As the New York Times yesterday reports, Chairman Powell is following his immediate predecessors’ lead and reaching out to low-and-moderate income communities.  In the wake of the midterm, the Federal Reserve System is also posting studies on who’s left behind in the “strong” or even halcyon economy the Fed officials otherwise tout. Nice thoughts and good research, but where’s the action?  Our acutely unequal economy is not some artifact of demographics, globalization, fiscal policy, or the gods. The sharp spike in economic inequality since 2010 shows clearly that, while inequality has many causes, the Fed is father to some of them.  If it doesn’t quickly own up to paternity, U.S. inequality will get even worse when the economy turns down.

In much on our Economic Equality blog and recent speeches, I’ve shown how the combined force of post-crisis monetary and regulatory policy has had a powerful – if also wholly unintended – impact on U.S. income and wealth inequality.  I’ve based all this work and more to come on a lot of authoritative research that shows clearly how powerfully unconventional monetary policy destroys wealth equality and how new rules in concert with ultra-low rates eviscerate income equality and inter-generational mobility.  The data from 2010 to 2018 also show financial policy’s inequality impact all too clearly.  Looking ahead, the combined impact of a decade’s worth of far worse inequality will combine with an economic downturn, a hamstrung Fed, and a restructured financial system to make an already bad problem far, far worse.

This memo is too short to say why even a slight downturn could be equality-toxic – see forthcoming blog posts and a speech or two later this month.  In all of these writings, I’ve urged a focus on financial policy not only because it plays such a demonstrably disequalizing role, but also because it’s one of the few inequality drivers that can be easily reversed.  As I’ve repeatedly said, all the Fed need do is to understand its role and change course – how much easier to do this than solve for an increasingly older America or a dearth of manufacturing jobs.

Or, I thought it would be easier.  Of all of the actions the Fed has taken since the crisis, its huge portfolio is the one that’s done the most to make American far more unequal than it otherwise might be.  As a result, the most dispiriting aspect of recent Fed actions is ongoing confusion about “normalizing” the huge central-bank portfolio and deep uncertainty that it could now be done. 

If the Fed chooses to stick with a portfolio of $3 trillion or even more – as many in it believe it should – then structural imbalances due to post-crisis financial policy will grow worse.  Combine this with an economic slowdown that destroys what little wage growth we’ve seen, and we’ve a recipe for inequality on a scale far beyond even that of the Gilded Age. 
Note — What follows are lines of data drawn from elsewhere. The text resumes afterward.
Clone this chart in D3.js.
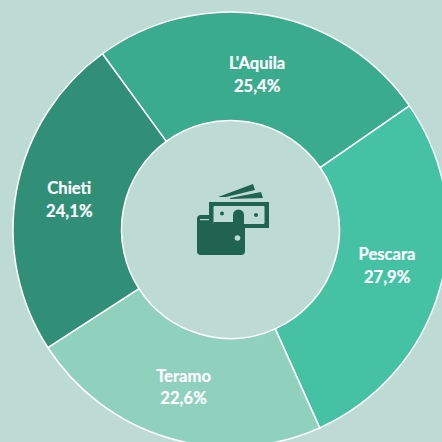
<!DOCTYPE html>
<html>
<head>
<meta charset="utf-8">
<script src="https://cdn.jsdelivr.net/npm/d3@7"></script>
<style>
html,body{margin:0;padding:0;background:#BDDBD4;overflow:hidden}
svg{display:block}
text{font-family:"Lato","Noto Sans",sans-serif;font-weight:700;font-size:16.6px;fill:#fff;text-anchor:middle;stroke:#fff;stroke-width:.2px}
</style>
</head>
<body>
<svg id="c" width="442" height="442"></svg>
<script>
const categories = ["L'Aquila", "Pescara", "Teramo", "Chieti"];
const values = [25.4, 27.9, 22.6, 24.1];
const valueLabels = ["25,4%", "27,9%", "22,6%", "24,1%"];
const colours = ["#3BAB8E", "#45C2A3", "#90D1BD", "#318F77"];

const W = 442, H = 442, cx = 230.5, cy = 229.5, rOuter = 217.5, rInner = 109;
const startDeg = -36.1;
const labelShift = [5, -8.5, 0, -1];

const svg = d3.select("#c");
svg.append("rect").attr("width", W).attr("height", H).attr("fill", "#BDDBD4");

const pie = d3.pie().sort(null).value(d => d)
  .startAngle(startDeg * Math.PI / 180)
  .endAngle((startDeg + 360) * Math.PI / 180);
const arc = d3.arc().innerRadius(rInner).outerRadius(rOuter);
const arcs = pie(values);
const g = svg.append("g").attr("transform", `translate(${cx},${cy})`);

g.selectAll("path.slice").data(arcs).join("path")
  .attr("class", "slice")
  .attr("d", arc)
  .attr("fill", (d, i) => colours[i])
  .attr("stroke", "#fff")
  .attr("stroke-width", 1.5)
  .attr("stroke-linejoin", "round");

const labels = g.selectAll("g.label").data(arcs).join("g")
  .attr("class", "label")
  .attr("transform", (d, i) => {
    const [x, y] = arc.centroid(d);
    return `translate(${x - 0.7},${y + labelShift[i]})`;
  });
labels.append("text").attr("y", -4.5).text((d, i) => categories[i]);
labels.append("text").attr("y", 18).text((d, i) => valueLabels[i]);

// wallet and banknotes icon
const dark = "#1F6350", bg = "#BDDBD4";
const ic = svg.append("g").attr("fill", dark);
ic.append("path").attr("d", "M218 197 L253 184 L255 190 L226 197 Z");
ic.append("path").attr("d", "M230 198 L261 192 L263 198 L230 199 Z");
ic.append("path").attr("d", "M201 215 H245 V251 Q245 255 241 255 H201 Q197 255 197 251 V219 Q197 215 201 215 Z");
ic.append("rect").attr("x", 209).attr("y", 202).attr("width", 60).attr("height", 26);
ic.append("rect").attr("x", 213.5).attr("y", 206).attr("width", 51).attr("height", 18).attr("rx", 1).attr("fill", bg);
ic.append("rect").attr("x", 213.5).attr("y", 222).attr("width", 26).attr("height", 2.2);
ic.append("circle").attr("cx", 238.5).attr("cy", 215).attr("r", 5.5);
ic.append("rect").attr("x", 233).attr("y", 215).attr("width", 11).attr("height", 9);
ic.append("circle").attr("cx", 222).attr("cy", 213.5).attr("r", 2);
ic.append("circle").attr("cx", 256).attr("cy", 215).attr("r", 2);
ic.append("rect").attr("x", 200).attr("y", 219).attr("width", 9).attr("height", 1.2).attr("fill", bg);
ic.append("circle").attr("cx", 237.5).attr("cy", 238).attr("r", 2.8).attr("fill", bg);
</script>
</body>
</html>
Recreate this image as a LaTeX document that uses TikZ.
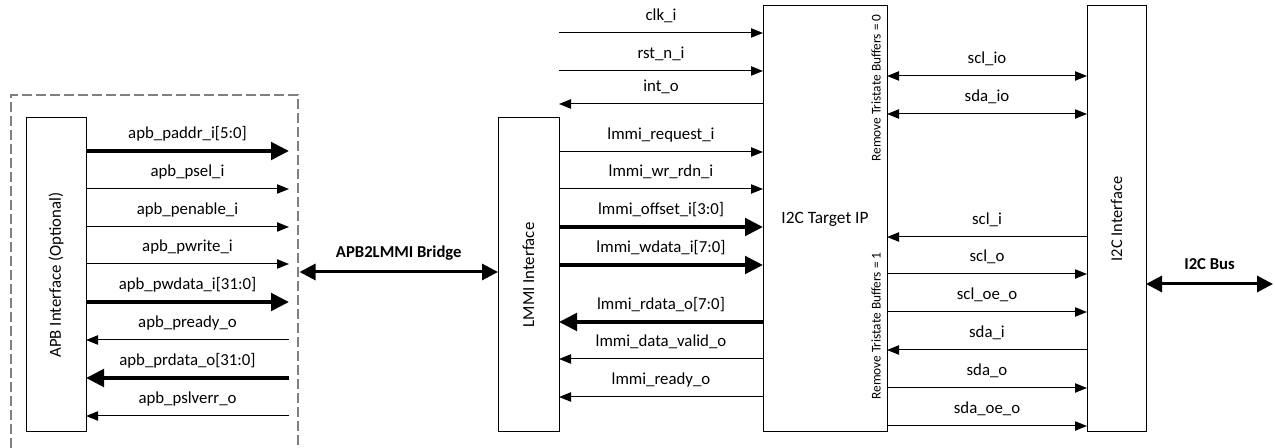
\documentclass[tikz,border=0pt]{standalone}
\usepackage{fontspec}
\setmainfont{Carlito}
\usetikzlibrary{arrows.meta}
\begin{document}
\begin{tikzpicture}[x=0.75pt,y=-0.75pt,
  every node/.style={font=\fontsize{12.6}{14}\selectfont, inner sep=0pt, outer sep=0pt},
  box/.style={draw, line width=0.75pt, rectangle, inner sep=0pt, outer sep=0pt},
  lbl/.style={anchor=base, yshift=9.5pt},
  small/.style={font=\fontsize{10}{12}\selectfont},
  boldlbl/.style={font=\fontsize{12.5}{14}\selectfont\bfseries},
  sigR/.style={-{Triangle[length=9pt,width=7pt]}, line width=0.75pt},
  sigL/.style={{Triangle[length=9pt,width=7pt]}-, line width=0.75pt},
  sigB/.style={{Triangle[length=9pt,width=7pt]}-{Triangle[length=9pt,width=7pt]}, line width=0.75pt},
  busR/.style={-{Triangle[length=13.5pt,width=13pt]}, line width=3pt},
  busL/.style={{Triangle[length=13.5pt,width=13pt]}-, line width=3pt},
  bridge/.style={{Triangle[length=12pt,width=12pt]}-{Triangle[length=12pt,width=12pt]}, line width=2.25pt},
  optbox/.style={draw=black!50, line width=1.1pt, dash pattern=on 7.5pt off 3pt}
]
\useasboundingbox (0,0) rectangle (1275,448);

% dashed optional region (open at the bottom)
\draw[optbox] (11,448) -- (11,95) -- (298,95) -- (298,448);

% boxes
\node[box, minimum width=45pt, minimum height=235.5pt] (apb) at (56,275) {};
\node[rotate=90] (apbt) at (apb.center) {APB Interface (Optional)};
\node[box, minimum width=45.75pt, minimum height=235.5pt] (lmmi) at (528.5,275) {};
\node[rotate=90] (lmmit) at (lmmi.center) {LMMI Interface};
\node[box, minimum width=93pt, minimum height=319.5pt] (tgt) at (825,219) {};
\node[font=\fontsize{13}{15}\selectfont] (tgtt) at (825,219) {I2C Target IP};
\node[box, minimum width=44.25pt, minimum height=319.5pt] (i2c) at (1116.5,219) {};
\node[rotate=90, font=\fontsize{12.3}{14}\selectfont] (i2ct) at (i2c.center) {I2C Interface};

\node[rotate=90, small] (rtb0) at (876,88) {Remove Tristate Buffers = 0};
\node[rotate=90, small] (rtb1) at (876,326) {Remove Tristate Buffers = 1};

% APB signals
\coordinate (apbend) at (289,0);
\foreach \y/\t/\s in {151/apb\_paddr\_i[5:0]/busR, 189/apb\_psel\_i/sigR,
  227/apb\_penable\_i/sigR, 264/apb\_pwrite\_i/sigR, 302/apb\_pwdata\_i[31:0]/busR,
  340/apb\_pready\_o/sigL, 378/apb\_prdata\_o[31:0]/busL, 416/apb\_pslverr\_o/sigL}{
  \coordinate (r) at (0,\y);
  \draw[\s] (apb.east |- r) -- (apbend |- r) node[pos=0.5, lbl] {\t};
}

% LMMI / control signals
\foreach \y/\t/\s in {33/clk\_i/sigR, 71/rst\_n\_i/sigR, 104/int\_o/sigL,
  152/lmmi\_request\_i/sigR, 189/lmmi\_wr\_rdn\_i/sigR, 227/lmmi\_offset\_i[3:0]/busR,
  265/lmmi\_wdata\_i[7:0]/busR, 322/lmmi\_rdata\_o[7:0]/busL,
  359/lmmi\_data\_valid\_o/sigL, 397/lmmi\_ready\_o/sigL}{
  \coordinate (r) at (0,\y);
  \draw[\s] (lmmi.east |- r) -- (tgt.west |- r) node[pos=0.5, lbl] {\t};
}

% I2C signals
\foreach \y/\t/\s in {76/scl\_io/sigB, 114/sda\_io/sigB, 237/scl\_i/sigL,
  274/scl\_o/sigR, 312/scl\_oe\_o/sigR, 350/sda\_i/sigL, 388/sda\_o/sigR,
  426/sda\_oe\_o/sigR}{
  \coordinate (r) at (0,\y);
  \draw[\s] (tgt.east |- r) -- (i2c.west |- r) node[pos=0.5, lbl] {\t};
}

% bridge
\coordinate (optr) at (299.5,272);
\coordinate (br) at (0,272);
\draw[bridge] (optr) -- (lmmi.west |- br) node[pos=0.5, anchor=base, yshift=10.5pt, boldlbl] {APB2LMMI Bridge};

% I2C bus
\coordinate (busend) at (1273,284);
\draw[bridge] (i2c.east |- busend) -- (busend) node[pos=0.5, anchor=base, yshift=11pt, boldlbl] {I2C Bus};
\end{tikzpicture}
\end{document}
Talking about the under-served is nice, but only concrete action by the Fed to understand its true impact on inequality will change what soon could prove a powerfully destructive course.  Earlier this week, the Fed announced outreach in 2019 to reconsider how it achieves its maximum-employment and price-stability mandates. The Fed must include economic equality in this overdue assessment, but I fear it will come too late.